* SHORT EXERCISE *
Below is a listing to transcribe in full and exactly; keep the pictures out.
──────────────────────────────
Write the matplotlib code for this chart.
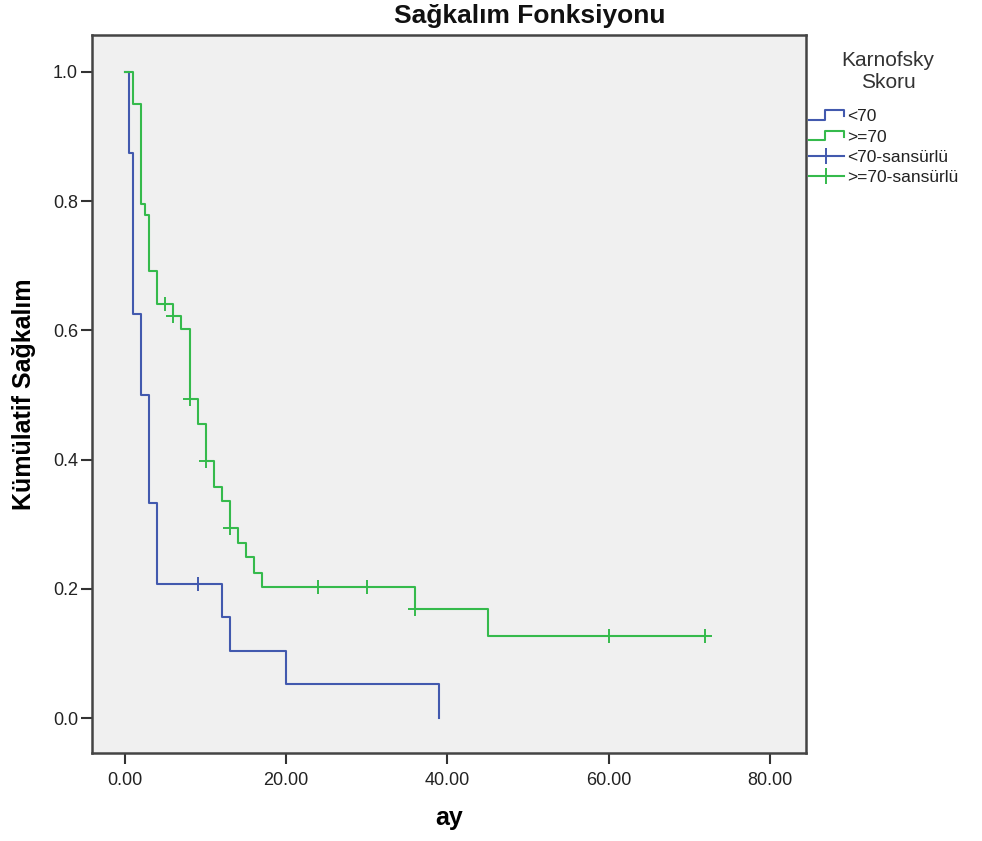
import numpy as np
import matplotlib
matplotlib.use("Agg")
import matplotlib.pyplot as plt
from matplotlib.lines import Line2D
from matplotlib.legend_handler import HandlerBase

plt.rcParams["font.family"] = ["Liberation Sans", "DejaVu Sans"]

# Kaplan-Meier steps
low_t = [0, 0.5, 1, 2, 3, 4, 12, 13, 20, 39]
low_s = [1.0, 0.875, 0.625, 0.5, 0.333, 0.208, 0.156, 0.104, 0.052, 0.0]
low_cens_t = [9]
low_cens_s = [0.208]

high_t = [0, 1, 2, 2.5, 3, 4, 6, 7, 8, 9, 10, 11, 12, 13, 14, 15, 16, 17,
          36, 45, 72]
high_s = [1.0, 0.950, 0.796, 0.779, 0.692, 0.641, 0.622, 0.602, 0.494, 0.455,
          0.398, 0.357, 0.336, 0.294, 0.271, 0.250, 0.224, 0.203, 0.169,
          0.127, 0.127]
high_cens_t = [5, 6, 8, 10, 13, 24, 30, 36, 60, 72]
high_cens_s = [0.641, 0.622, 0.494, 0.398, 0.294, 0.203, 0.203, 0.169,
               0.127, 0.127]

x_ticks = [0, 20, 40, 60, 80]
y_ticks = [0.0, 0.2, 0.4, 0.6, 0.8, 1.0]
labels = ["<70", ">=70", "<70-sansürlü", ">=70-sansürlü"]

BLUE = "#4259AE"
GREEN = "#35BA4C"


class StepHandler(HandlerBase):
    """Legend glyph shaped like a small step."""
    def create_artists(self, legend, orig, xd, yd, w, h, fontsize, trans):
        xs = [xd, xd + w * 0.45, xd + w * 0.45, xd + w, xd + w]
        ys = [yd + h * 0.1, yd + h * 0.1, yd + h * 0.9, yd + h * 0.9,
              yd + h * 0.4]
        ln = Line2D(xs, ys, color=orig.get_color(), lw=orig.get_linewidth(),
                    transform=trans)
        return [ln]


fig = plt.figure(figsize=(9.82, 8.41), dpi=100)
ax = fig.add_axes([92 / 982, 1 - 753 / 841, 714 / 982, 718 / 841])
ax.set_facecolor("#f0f0f0")

ax.step(low_t, low_s, where="post", color=BLUE, lw=1.5)
ax.step(high_t, high_s, where="post", color=GREEN, lw=1.5)
ax.plot(low_cens_t, low_cens_s, ls="none", marker="+", ms=10, mew=1.4,
        color=BLUE)
ax.plot(high_cens_t, high_cens_s, ls="none", marker="+", ms=10, mew=1.4,
        color=GREEN)

ax.set_xlim(-4.1, 84.5)
ax.set_ylim(-0.054, 1.057)
ax.set_xticks(x_ticks)
ax.set_xticklabels([f"{v:.2f}" for v in x_ticks])
ax.set_yticks(y_ticks)
ax.set_yticklabels([f"{v:.1f}" for v in y_ticks])
ax.tick_params(axis="both", direction="out", length=8, width=1.5,
               color="#333333", labelsize=13, labelcolor="#222222")
ax.tick_params(axis="x", pad=6)
ax.tick_params(axis="y", pad=2)
for sp in ax.spines.values():
    sp.set_color("#444444")
    sp.set_linewidth(1.8)

ax.set_xlabel("ay", fontsize=18, fontweight="bold", labelpad=12)
ax.set_ylabel("Kümülatif Sağkalım", fontsize=18, fontweight="bold",
              labelpad=12)
fig.text(530 / 982, 1 - 16 / 841, "Sağkalım Fonksiyonu", ha="center",
         va="center", fontsize=19, fontweight="bold", color="#111111")

# legend title drawn separately so it can sit centered above the entries
fig.text(888 / 982, 1 - 72 / 841, "Karnofsky\nSkoru", ha="center",
         va="center", fontsize=15, color="#333333", linespacing=1.2)

handles = [
    Line2D([], [], color=BLUE, lw=1.5),
    Line2D([], [], color=GREEN, lw=1.5),
    Line2D([], [], color=BLUE, lw=1.5, marker="+", ms=12, mew=1.4),
    Line2D([], [], color=GREEN, lw=1.5, marker="+", ms=12, mew=1.4),
]
leg = fig.legend(handles, labels, loc="upper left",
                 bbox_to_anchor=(809 / 982, 1 - 109 / 841),
                 fontsize=12.5, frameon=False, handlelength=2.0,
                 handletextpad=0.2, labelspacing=0.3, borderaxespad=0,
                 borderpad=0, numpoints=1,
                 handler_map={handles[0]: StepHandler(),
                              handles[1]: StepHandler()})
for t in leg.get_texts():
    t.set_color("#222222")

fig.savefig("out.png", dpi=100)
plt.close(fig)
──────────────────────────────
* RESPONSE TO THIS EXERCISE *
Write the matplotlib code for this chart.
import numpy as np
import matplotlib
matplotlib.use("Agg")
import matplotlib.pyplot as plt
from matplotlib.lines import Line2D
from matplotlib.legend_handler import HandlerBase

plt.rcParams["font.family"] = ["Liberation Sans", "DejaVu Sans"]

# Kaplan-Meier steps
low_t = [0, 0.5, 1, 2, 3, 4, 12, 13, 20, 39]
low_s = [1.0, 0.875, 0.625, 0.5, 0.333, 0.208, 0.156, 0.104, 0.052, 0.0]
low_cens_t = [9]
low_cens_s = [0.208]

high_t = [0, 1, 2, 2.5, 3, 4, 6, 7, 8, 9, 10, 11, 12, 13, 14, 15, 16, 17,
          36, 45, 72]
high_s = [1.0, 0.950, 0.796, 0.779, 0.692, 0.641, 0.622, 0.602, 0.494, 0.455,
          0.398, 0.357, 0.336, 0.294, 0.271, 0.250, 0.224, 0.203, 0.169,
          0.127, 0.127]
high_cens_t = [5, 6, 8, 10, 13, 24, 30, 36, 60, 72]
high_cens_s = [0.641, 0.622, 0.494, 0.398, 0.294, 0.203, 0.203, 0.169,
               0.127, 0.127]

x_ticks = [0, 20, 40, 60, 80]
y_ticks = [0.0, 0.2, 0.4, 0.6, 0.8, 1.0]
labels = ["<70", ">=70", "<70-sansürlü", ">=70-sansürlü"]

BLUE = "#4259AE"
GREEN = "#35BA4C"


class StepHandler(HandlerBase):
    """Legend glyph shaped like a small step."""
    def create_artists(self, legend, orig, xd, yd, w, h, fontsize, trans):
        xs = [xd, xd + w * 0.45, xd + w * 0.45, xd + w, xd + w]
        ys = [yd + h * 0.1, yd + h * 0.1, yd + h * 0.9, yd + h * 0.9,
              yd + h * 0.4]
        ln = Line2D(xs, ys, color=orig.get_color(), lw=orig.get_linewidth(),
                    transform=trans)
        return [ln]


fig = plt.figure(figsize=(9.82, 8.41), dpi=100)
ax = fig.add_axes([92 / 982, 1 - 753 / 841, 714 / 982, 718 / 841])
ax.set_facecolor("#f0f0f0")

ax.step(low_t, low_s, where="post", color=BLUE, lw=1.5)
ax.step(high_t, high_s, where="post", color=GREEN, lw=1.5)
ax.plot(low_cens_t, low_cens_s, ls="none", marker="+", ms=10, mew=1.4,
        color=BLUE)
ax.plot(high_cens_t, high_cens_s, ls="none", marker="+", ms=10, mew=1.4,
        color=GREEN)

ax.set_xlim(-4.1, 84.5)
ax.set_ylim(-0.054, 1.057)
ax.set_xticks(x_ticks)
ax.set_xticklabels([f"{v:.2f}" for v in x_ticks])
ax.set_yticks(y_ticks)
ax.set_yticklabels([f"{v:.1f}" for v in y_ticks])
ax.tick_params(axis="both", direction="out", length=8, width=1.5,
               color="#333333", labelsize=13, labelcolor="#222222")
ax.tick_params(axis="x", pad=6)
ax.tick_params(axis="y", pad=2)
for sp in ax.spines.values():
    sp.set_color("#444444")
    sp.set_linewidth(1.8)

ax.set_xlabel("ay", fontsize=18, fontweight="bold", labelpad=12)
ax.set_ylabel("Kümülatif Sağkalım", fontsize=18, fontweight="bold",
              labelpad=12)
fig.text(530 / 982, 1 - 16 / 841, "Sağkalım Fonksiyonu", ha="center",
         va="center", fontsize=19, fontweight="bold", color="#111111")

# legend title drawn separately so it can sit centered above the entries
fig.text(888 / 982, 1 - 72 / 841, "Karnofsky\nSkoru", ha="center",
         va="center", fontsize=15, color="#333333", linespacing=1.2)

handles = [
    Line2D([], [], color=BLUE, lw=1.5),
    Line2D([], [], color=GREEN, lw=1.5),
    Line2D([], [], color=BLUE, lw=1.5, marker="+", ms=12, mew=1.4),
    Line2D([], [], color=GREEN, lw=1.5, marker="+", ms=12, mew=1.4),
]
leg = fig.legend(handles, labels, loc="upper left",
                 bbox_to_anchor=(809 / 982, 1 - 109 / 841),
                 fontsize=12.5, frameon=False, handlelength=2.0,
                 handletextpad=0.2, labelspacing=0.3, borderaxespad=0,
                 borderpad=0, numpoints=1,
                 handler_map={handles[0]: StepHandler(),
                              handles[1]: StepHandler()})
for t in leg.get_texts():
    t.set_color("#222222")

fig.savefig("out.png", dpi=100)
plt.close(fig)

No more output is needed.